At the risk of putting 2 and 2 together and making 5, there’s another link here with last week’s BBC Creative Future announcement. In the music section of the announcement there is a recommendation to “Enable people to create their own virtual radio channels out of the wealth of our existing output, channels reflecting their own personal tastes”. That doesn’t sound identical to Last.FM — which makes virtual radio channels out of a catalogue of music tracks reflecting users’ personal tastes — but it is kind of similar.

So it’s probably just coincidence, but nevertheless intriguing that, last week, BBC technical team member Matt Biddulph reported asking himself a question: “what happens when you plug behavioural data generated by an automatic process into social software designed for humans?” He pumped a year’s worth of playlist data from BBC 6 Music into a Last.FM profile (the profile seems to be updating in almost real time from 6 Music).

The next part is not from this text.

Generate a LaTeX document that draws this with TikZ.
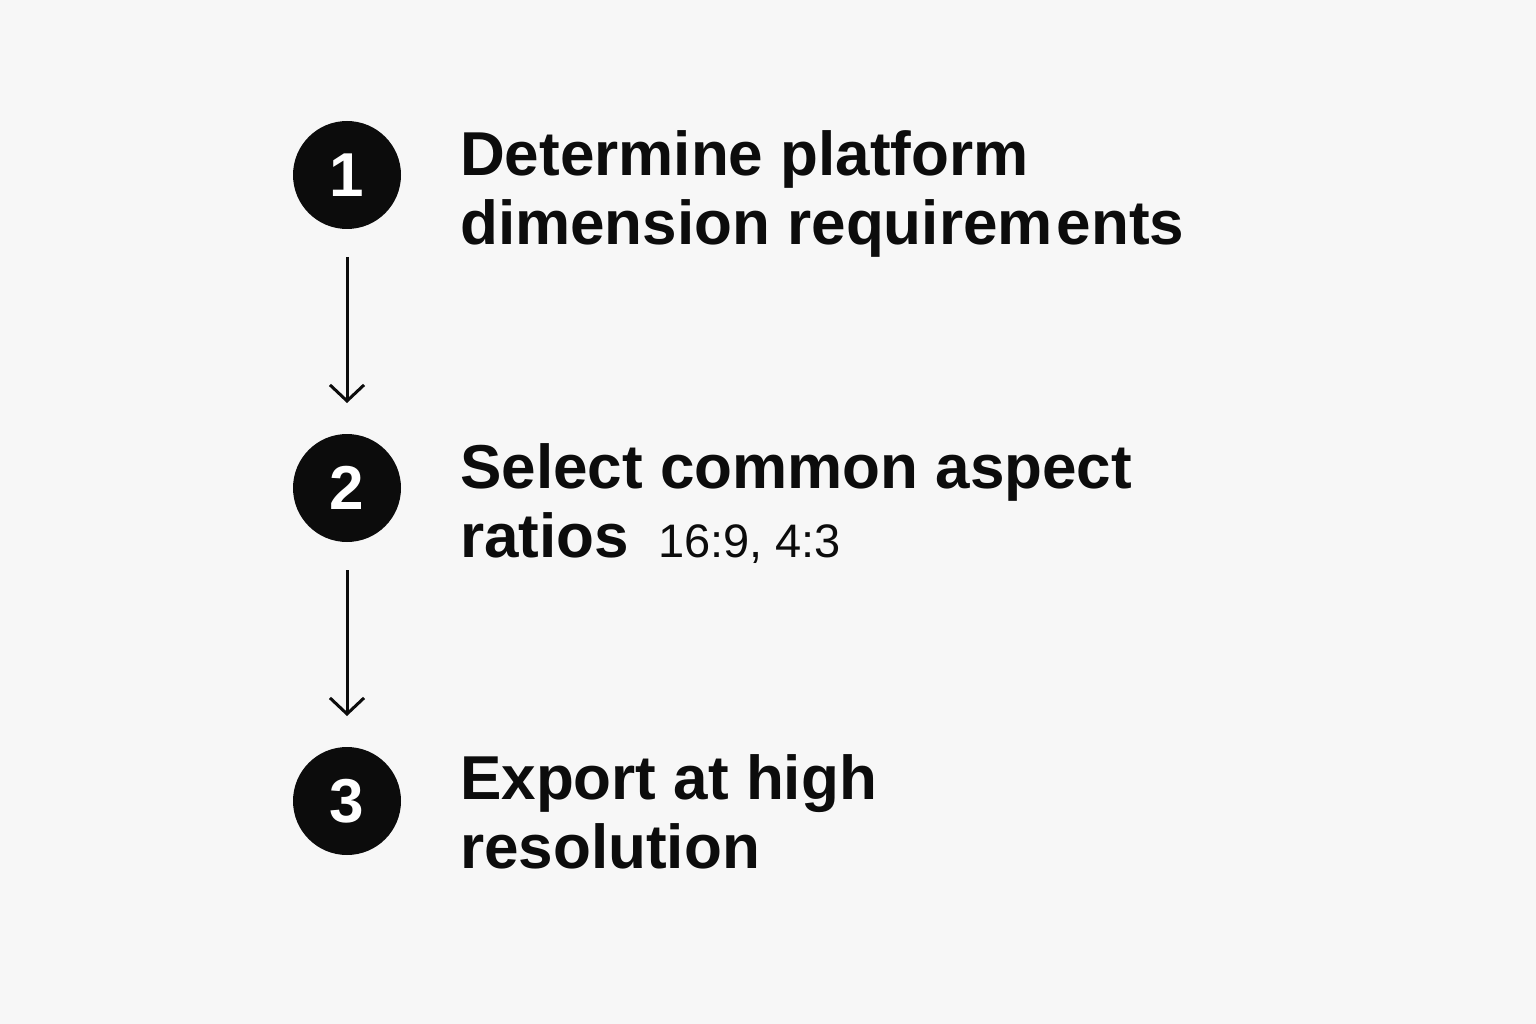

“Will this skew the data pool that underpins Last.FM’s recommendations?” Zac Johnson asked when passing on the Matt Biddulph link. With just one of their 1.5 million users doing it, probably not. But this isn’t the only time something like this has been done. There’s now a way of feeding music recommended by Pandora into your Last.FM account.
It reminds me of a possibly apocryphal story about the early days of Artificial Intelligence and expert systems. The London Stock Market installed some AI machines to help with trading. The machines were programmed to model and predict the way that human traders worked, and to adjust their output accordingly. But there was more than one such machine, and the machines were not programmed to model the behaviour of other machines. When the machines interacted with each other, they nearly went into a feedback loop and sent the market into meltdown!
Perhaps nothing quite so drastic as market meltdown will take place if people start hooking up the feeds from one music recommendation service to another, but it does provide one means for unscrupulous competitors to spoof each others’ systems.
Meanwhile, I can’t muster much sympathy for News International when they complain that the BBC’s plans may compete with MySpace, but Last.FM has less muscle behind it. I imagine the BBC probably wants to work alongside such independent players in the market, and Last.FM doesn’t have a patent on personalised radio software (thankfully such things don’t exist here).